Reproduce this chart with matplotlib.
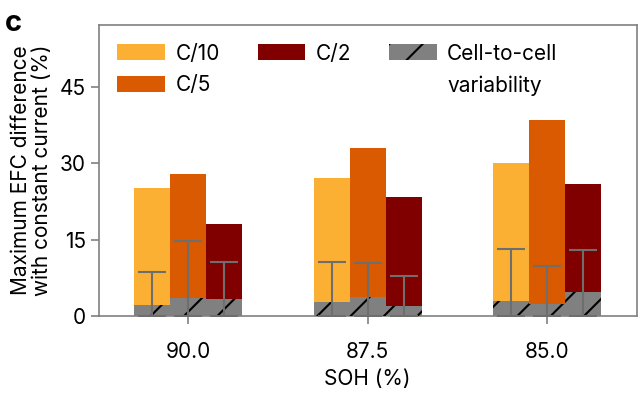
import numpy as np
import matplotlib.pyplot as plt
from matplotlib.patches import Patch
from matplotlib.ticker import MultipleLocator

plt.rcParams['font.family'] = ['Inter', 'DejaVu Sans']
plt.rcParams['hatch.color'] = 'black'
plt.rcParams['hatch.linewidth'] = 1.5

soh_labels = ['90.0', '87.5', '85.0']
rates = ['C/10', 'C/5', 'C/2']
colors = ['#fbb034', '#d95a00', '#800000']

# max EFC difference per rate, one value per SOH
efc_diff = {
    'C/10': [25.1, 27.2, 30.1],
    'C/5': [27.9, 33.0, 38.5],
    'C/2': [18.1, 23.3, 26.0],
}
# cell-to-cell variability (hatched part)
variability = {
    'C/10': [2.2, 2.7, 3.0],
    'C/5': [3.6, 3.8, 2.3],
    'C/2': [3.3, 2.0, 4.7],
}
# top of the error bar
err_top = {
    'C/10': [8.7, 10.6, 13.2],
    'C/5': [14.7, 10.5, 9.9],
    'C/2': [10.7, 7.9, 13.0],
}

fs = 15

fig = plt.figure(figsize=(6.4, 3.94), dpi=100)
ax = fig.add_axes([0.154, 0.198, 0.841, 0.739])

x = np.arange(len(soh_labels))
w = 0.2
gray = '#808080'

handles = []
for i, r in enumerate(rates):
    xs = x + (i - 1) * w
    b = ax.bar(xs, efc_diff[r], width=w, color=colors[i], zorder=2)
    hb = ax.bar(xs, variability[r], width=w, color=gray, hatch='/',
                edgecolor='black', linewidth=0, zorder=3)
    handles.append(b)
    v = np.array(variability[r])
    top = np.array(err_top[r])
    ax.errorbar(xs, v, yerr=[v, top - v], fmt='none', ecolor='#6e6e6e',
                elinewidth=1.5, capsize=10, capthick=1.5, zorder=4)

ax.set_xlim(-0.5, 2.5)
ax.set_ylim(0, 57.2)
ax.yaxis.set_major_locator(MultipleLocator(15))
ax.set_xticks(x)
ax.set_xticklabels(soh_labels)
ax.tick_params(labelsize=fs, length=6, width=1.2, color='#808080')
ax.tick_params(axis='x', pad=13)
ax.tick_params(axis='y', pad=3)
for s in ax.spines.values():
    s.set_color('#808080')
    s.set_linewidth(1.2)

ax.set_xlabel('SOH (%)', fontsize=fs, labelpad=5)
ax.set_ylabel('Maximum EFC difference\nwith constant current (%)', fontsize=fs,
              linespacing=1.05, labelpad=6)

# legend filled column-wise; blank entries keep "variability" under its label
blank = Patch(alpha=0)
leg_handles = [handles[0], handles[1], handles[2], blank, hb, blank]
leg_labels = ['C/10', 'C/5', 'C/2', '', 'Cell-to-cell', 'variability']
ax.legend(leg_handles, leg_labels, ncol=3, loc='upper left', frameon=False,
          fontsize=fs, handlelength=2.3, handleheight=0.8, handletextpad=0.5,
          columnspacing=1.8, labelspacing=0.55, borderaxespad=0.5)

fig.text(0.008, 0.975, 'c', fontsize=21, fontweight='bold', va='top')

fig.savefig('out.png', dpi=100)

+++

CHALLENGE
Restate exactly, please, only the lines between the start of the data and the line containing "plt.rcParams['hatch.linewidth'] = 1.5", both ends included, skipping the pictures.

FINISHED EXERCISE
Reproduce this chart with matplotlib.
import numpy as np
import matplotlib.pyplot as plt
from matplotlib.patches import Patch
from matplotlib.ticker import MultipleLocator

plt.rcParams['font.family'] = ['Inter', 'DejaVu Sans']
plt.rcParams['hatch.color'] = 'black'
plt.rcParams['hatch.linewidth'] = 1.5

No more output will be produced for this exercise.